The new Sonos app has started quite a kerfuffle with the company’s community. We’re about a month into the new app living on people’s phones and desktops, and after the company took a note from Apple’s Phil Schiller a couple of weeks ago and said that the update took “courage,” Sonos CEO Patrick Spence is now coming out to defend the redesign.
In an interview with Chris Welch at The Verge, Spence talked through the launch of the redesign, how the company approached all of the new technology and reflected on how it’s been received by the community — especially those who have been vocal about it.
Why did the company decide to redo the app to begin with? Spence says that while the number one request he gets from customers is to make headphones (hey, they just did that!), the second most popular request always has to do with redesigning or adding features to the app. Spence said, “I’d say probably the entire time I’ve been at Sonos, but as long as I’ve been CEO, I’ve heard from customers saying, “You need the app to be easier and more modern to navigate. It needs to have faster response and lower latency,” and all of these things.”
Spence says that they’ve hit the mark with the new app and that, according to their testing and data from users, it’s faster, easier to navigate, more responsive, and “better overall experience.” However, he also says that “there’s a period of time where people need to adapt to that change, and we’re going through that period. We have the most passionate customers in the world.” Those customers are raising quite the ruckus across social media right now, complaining about bugs and missing features.

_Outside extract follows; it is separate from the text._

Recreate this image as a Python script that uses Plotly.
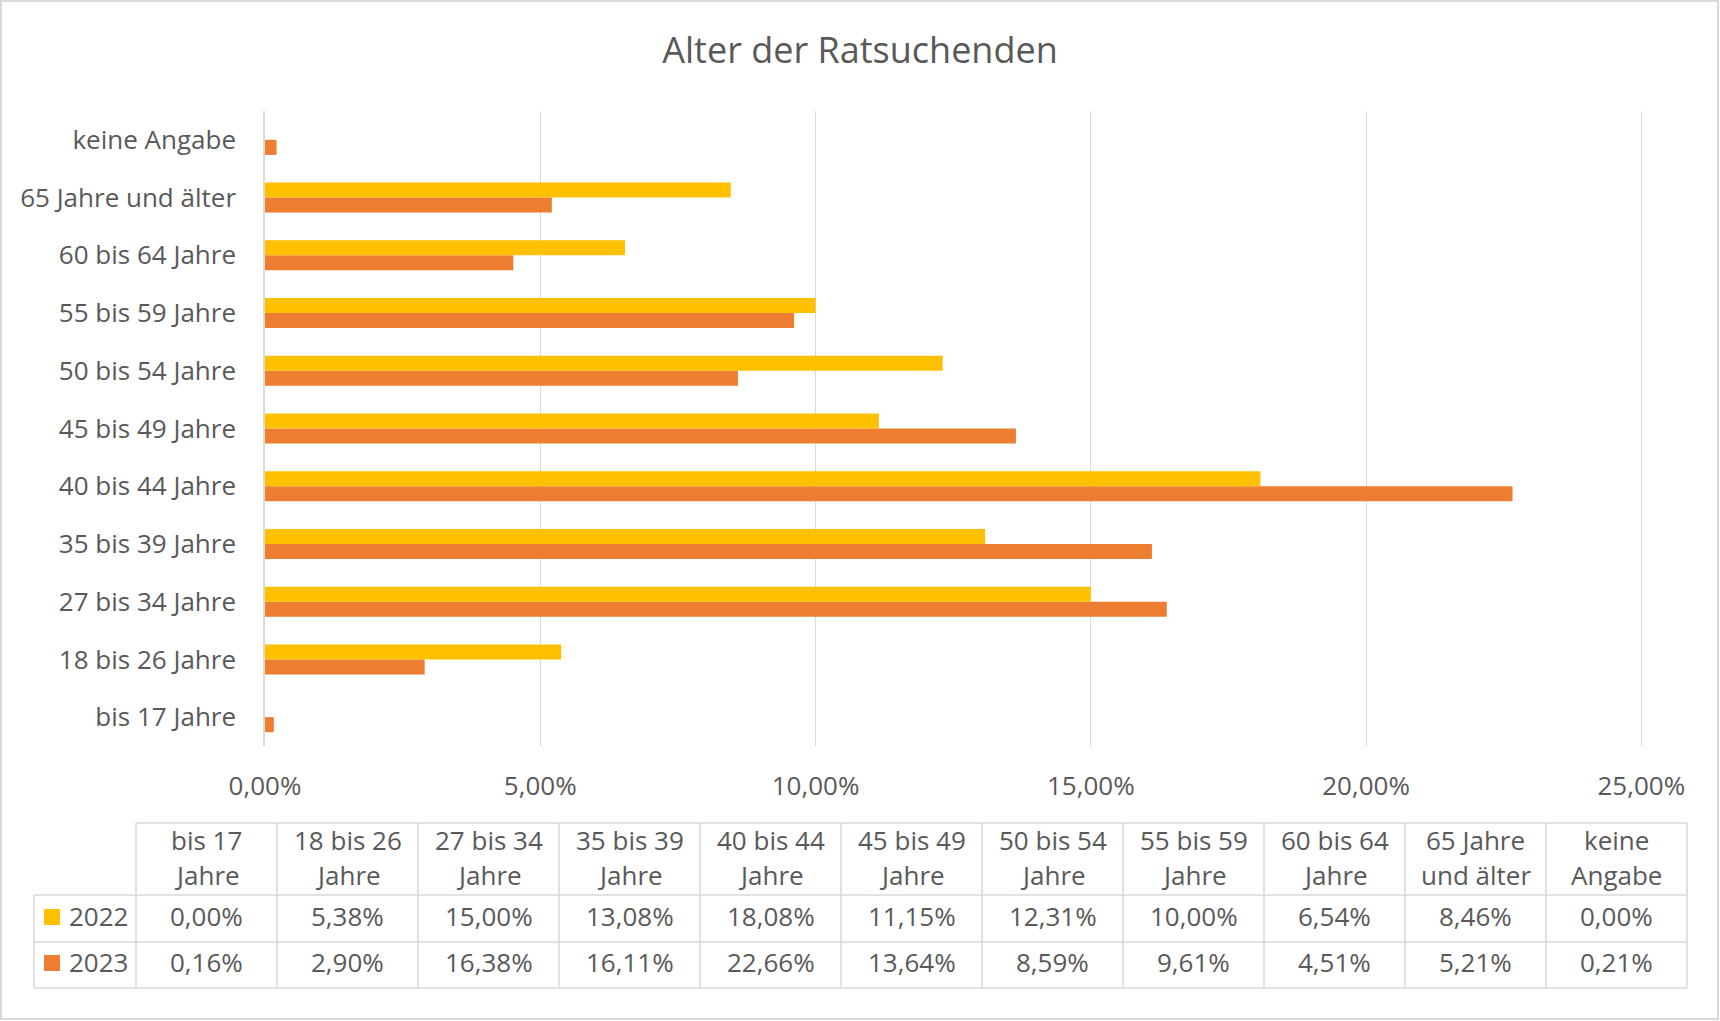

“But of course, there’s a period of time where people need to adapt to that change, and we’re going through that period. We have the most passionate customers in the world. This architecture and everything we’ve done around the architecture allows us to move a little faster. We basically took a monolith and broke it into modular parts, which allows us to move faster in certain elements. Things like the alarm issue was a bug, right? So we could more quickly than we have in the past address it. And we’re going to find other bugs as we go through this. We’re heads down and making sure we get those addressed.“
Spence is aware of all of that and says that a lot of those missing features are coming back and that the company should have done a better job of making that clear. The CEO says they should have made clear what features would be missing at launch and “when they’re coming. Because we already had a plan for how to go through that. But the ‘why now’ was because it’s actually much easier to navigate, more responsive, and just a better overall experience, and that is the thing for the 99 percent of customers that you’re never going to hear from as you go through it.”
“But we have to remember that we have the most passionate customers in the world. Once you add a feature into a platform — this is the important thing for us to continue to remember as we go through this — once you add it, it may become one person’s most important thing, and that matters most to that person. Just making sure we have a plan and we’re communicating well on that, I think, is important. And we’ll get better as we go through this.“
Spence seems confident that, despite the backlash, the redesign is still the right path forward. If they made any error, the CEO seems to think it has more to do with the communication, saying, “What I wish we would’ve done is probably communicate the roadmap a little more clearly.”
The company seems to be trying to remedy that. In a post on Reddit, it announced that the following features would be coming soon:
- Continued improvements to navigation for visually-impaired customers: mid-June
- Adding to queue and playing next: early June
- Sleep timer: mid-June
- Use the Sonos app for macOS or Windows or Sonos Voice Control to set sleep timers today.
- Local music library search and playback: mid-June
- Update WiFi settings: mid-June
- Snooze alarms: TBD
As Sonos works to appease its passionate users, it’s also moving its hardware lineup forward. Just this week, the company announced the Sonos Ace, its long-anticipated headphones, and a new generation of its Roam portable speaker. There’s a lot going on with Sonos this year, and some ruckus around its app redesign doesn’t seem to be stopping the company from moving forward.